## Goal of the exercise
All pictures are to be skipped; retype only the lines from the top of the entries through the line with "from bokeh.resources import INLINE", both included.

## Charts and diagrams as code

[START]

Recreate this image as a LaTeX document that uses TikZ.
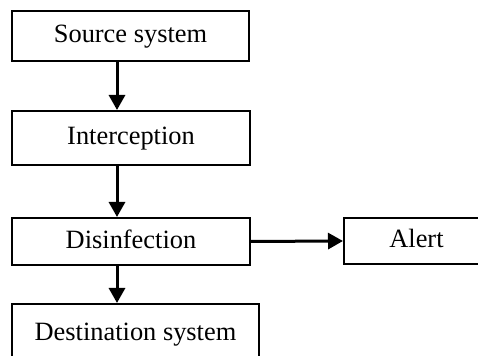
\documentclass[tikz,border=0pt]{standalone}
\usepackage{fontspec}
\setmainfont{Liberation Serif}
\usetikzlibrary{arrows.meta}
\begin{document}
\begin{tikzpicture}[x=0.5pt,y=-0.5pt,
  stage/.style={draw,line width=1pt,inner sep=0pt,text height=0.7em,text depth=0pt,
    font=\fontsize{13.2}{15}\selectfont},
  flow/.style={line width=1.5pt,-{Triangle[length=7.5pt,width=8pt]}}]
% frame of the page; the last two boxes run past it
\useasboundingbox (0,0) rectangle (478,356);
\clip (0,0) rectangle (478,356);
% chain of stages, centres in px
\node[stage,minimum width=118.5pt,minimum height=25pt] (src) at (130.5,36) {Source system};
\node[stage,minimum width=119pt,minimum height=27pt] (icp) at (131,138) {Interception};
\node[stage,minimum width=119pt,minimum height=23.5pt] (dis) at (131,241.5) {Disinfection};
\node[stage,minimum width=72.5pt,minimum height=23pt] (alr) at (416.5,241) {Alert};
\node[stage,minimum width=123.5pt,minimum height=29.5pt] (dst) at (135.5,333.5) {Destination system};
% the down arrows sit left of the box centres
\coordinate (spine) at (117,0);
\draw[flow] (src.south -| spine) -- (icp.north -| spine);
\draw[flow] (icp.south -| spine) -- (dis.north -| spine);
\draw[flow] (dis.south -| spine) -- (dst.north -| spine);
\draw[flow] (dis.east) -- (alr.west);
\end{tikzpicture}
\end{document}
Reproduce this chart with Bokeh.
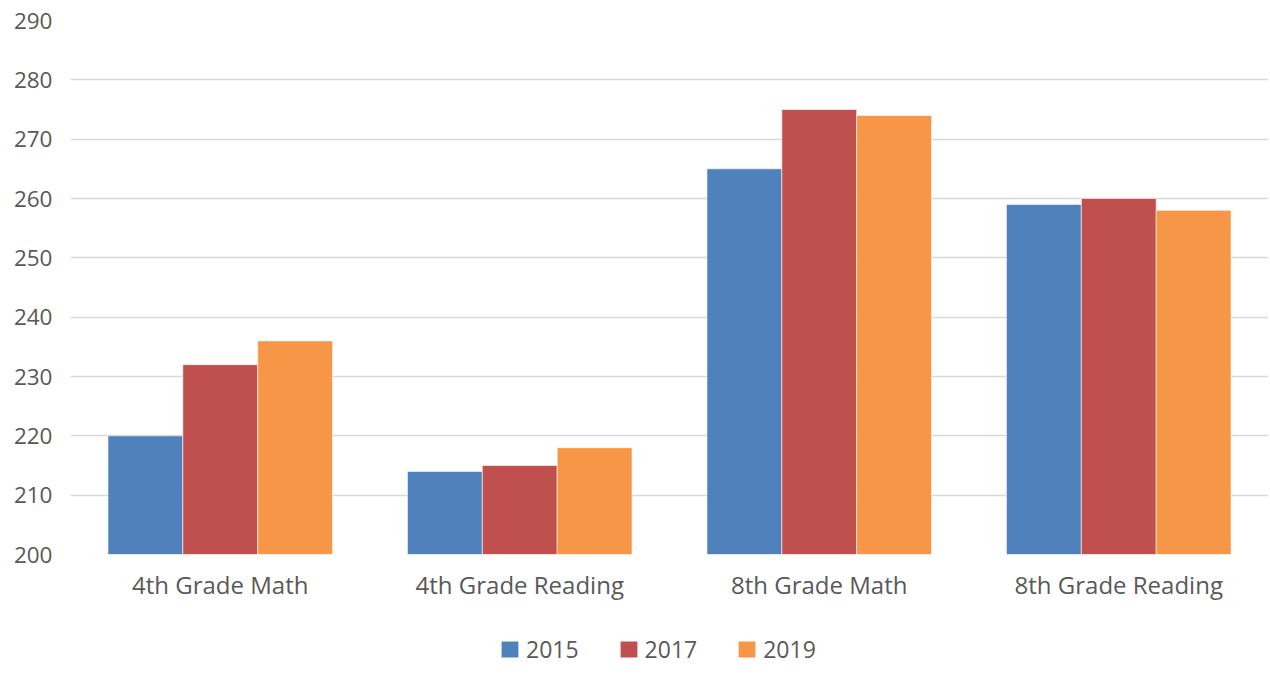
from bokeh.plotting import figure
from bokeh.layouts import column
from bokeh.models import ColumnDataSource, FactorRange, Range1d, Legend, LegendItem, SingleIntervalTicker
from bokeh.transform import dodge
from bokeh.embed import file_html
from bokeh.resources import INLINE

categories = ["4th Grade Math", "4th Grade Reading", "8th Grade Math", "8th Grade Reading"]
years = ["2015", "2017", "2019"]
scores_2015 = [220, 214, 265, 259]
scores_2017 = [232, 215, 275, 260]
scores_2019 = [236, 218, 274, 258]
colors = ["#4F81BD", "#C0504D", "#F79646"]

TEXT = "#595959"
FONT = "Open Sans"

source = ColumnDataSource(dict(cat=categories, y2015=scores_2015, y2017=scores_2017, y2019=scores_2019))
keys = ["y2015", "y2017", "y2019"]
offsets = [-0.25, 0.0, 0.25]

p = figure(width=1268, height=603, x_range=FactorRange(*categories), y_range=Range1d(200, 290),
           output_backend="svg", toolbar_location=None,
           min_border_left=70, min_border_right=0, min_border_top=20, min_border_bottom=49)

for off, key, col in zip(offsets, keys, colors):
    p.vbar(x=dodge("cat", off, range=p.x_range), top=key, bottom=200, width=0.25,
           source=source, fill_color=col, line_color="white", line_width=0.6)

p.outline_line_color = None
p.xgrid.grid_line_color = None
p.ygrid.grid_line_color = "#D9D9D9"
p.ygrid.grid_line_width = 1.5
p.yaxis.ticker = SingleIntervalTicker(interval=10)
for ax in (p.xaxis, p.yaxis):
    ax.axis_line_color = None
    ax.major_tick_line_color = None
    ax.minor_tick_line_color = None
    ax.major_tick_out = 0
    ax.major_label_text_color = TEXT
    ax.major_label_text_font = FONT
p.yaxis.major_label_text_font_size = "22.5px"
p.xaxis.major_label_text_font_size = "24px"
p.yaxis.major_label_standoff = 14
p.xaxis.major_label_standoff = 13

# legend strip below the chart (its renderers are hidden copies of the series)
lg = figure(width=1268, height=67, x_range=p.x_range, y_range=Range1d(0, 1),
            x_axis_type=None, y_axis_type=None,
            output_backend="svg", toolbar_location=None,
            min_border_left=0, min_border_right=0, min_border_top=0, min_border_bottom=0)
lg.grid.visible = False
lg.outline_line_color = None
items = []
for y, off, key, col in zip(years, offsets, keys, colors):
    r = lg.vbar(x=dodge("cat", off, range=lg.x_range), top=key, bottom=200, width=0.25,
                source=source, fill_color=col, line_color=None, visible=False)
    items.append(LegendItem(label=y, renderers=[r]))

legend = Legend(items=items, orientation="horizontal", location=(429, 5),
                label_text_font=FONT, label_text_font_size="23px", label_text_color=TEXT,
                glyph_width=21, glyph_height=20, label_standoff=6, spacing=39,
                border_line_color=None, background_fill_alpha=0, margin=0, padding=0)
lg.add_layout(legend, "center")

layout = column(p, lg, spacing=0)
open("out.html", "w").write(file_html(layout, INLINE))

[END]

## Answer for this exercise
Recreate this image as a LaTeX document that uses TikZ.
\documentclass[tikz,border=0pt]{standalone}
\usepackage{fontspec}
\setmainfont{Liberation Serif}
\usetikzlibrary{arrows.meta}
\begin{document}
\begin{tikzpicture}[x=0.5pt,y=-0.5pt,
  stage/.style={draw,line width=1pt,inner sep=0pt,text height=0.7em,text depth=0pt,
    font=\fontsize{13.2}{15}\selectfont},
  flow/.style={line width=1.5pt,-{Triangle[length=7.5pt,width=8pt]}}]
% frame of the page; the last two boxes run past it
\useasboundingbox (0,0) rectangle (478,356);
\clip (0,0) rectangle (478,356);
% chain of stages, centres in px
\node[stage,minimum width=118.5pt,minimum height=25pt] (src) at (130.5,36) {Source system};
\node[stage,minimum width=119pt,minimum height=27pt] (icp) at (131,138) {Interception};
\node[stage,minimum width=119pt,minimum height=23.5pt] (dis) at (131,241.5) {Disinfection};
\node[stage,minimum width=72.5pt,minimum height=23pt] (alr) at (416.5,241) {Alert};
\node[stage,minimum width=123.5pt,minimum height=29.5pt] (dst) at (135.5,333.5) {Destination system};
% the down arrows sit left of the box centres
\coordinate (spine) at (117,0);
\draw[flow] (src.south -| spine) -- (icp.north -| spine);
\draw[flow] (icp.south -| spine) -- (dis.north -| spine);
\draw[flow] (dis.south -| spine) -- (dst.north -| spine);
\draw[flow] (dis.east) -- (alr.west);
\end{tikzpicture}
\end{document}
Reproduce this chart with Bokeh.
from bokeh.plotting import figure
from bokeh.layouts import column
from bokeh.models import ColumnDataSource, FactorRange, Range1d, Legend, LegendItem, SingleIntervalTicker
from bokeh.transform import dodge
from bokeh.embed import file_html
from bokeh.resources import INLINE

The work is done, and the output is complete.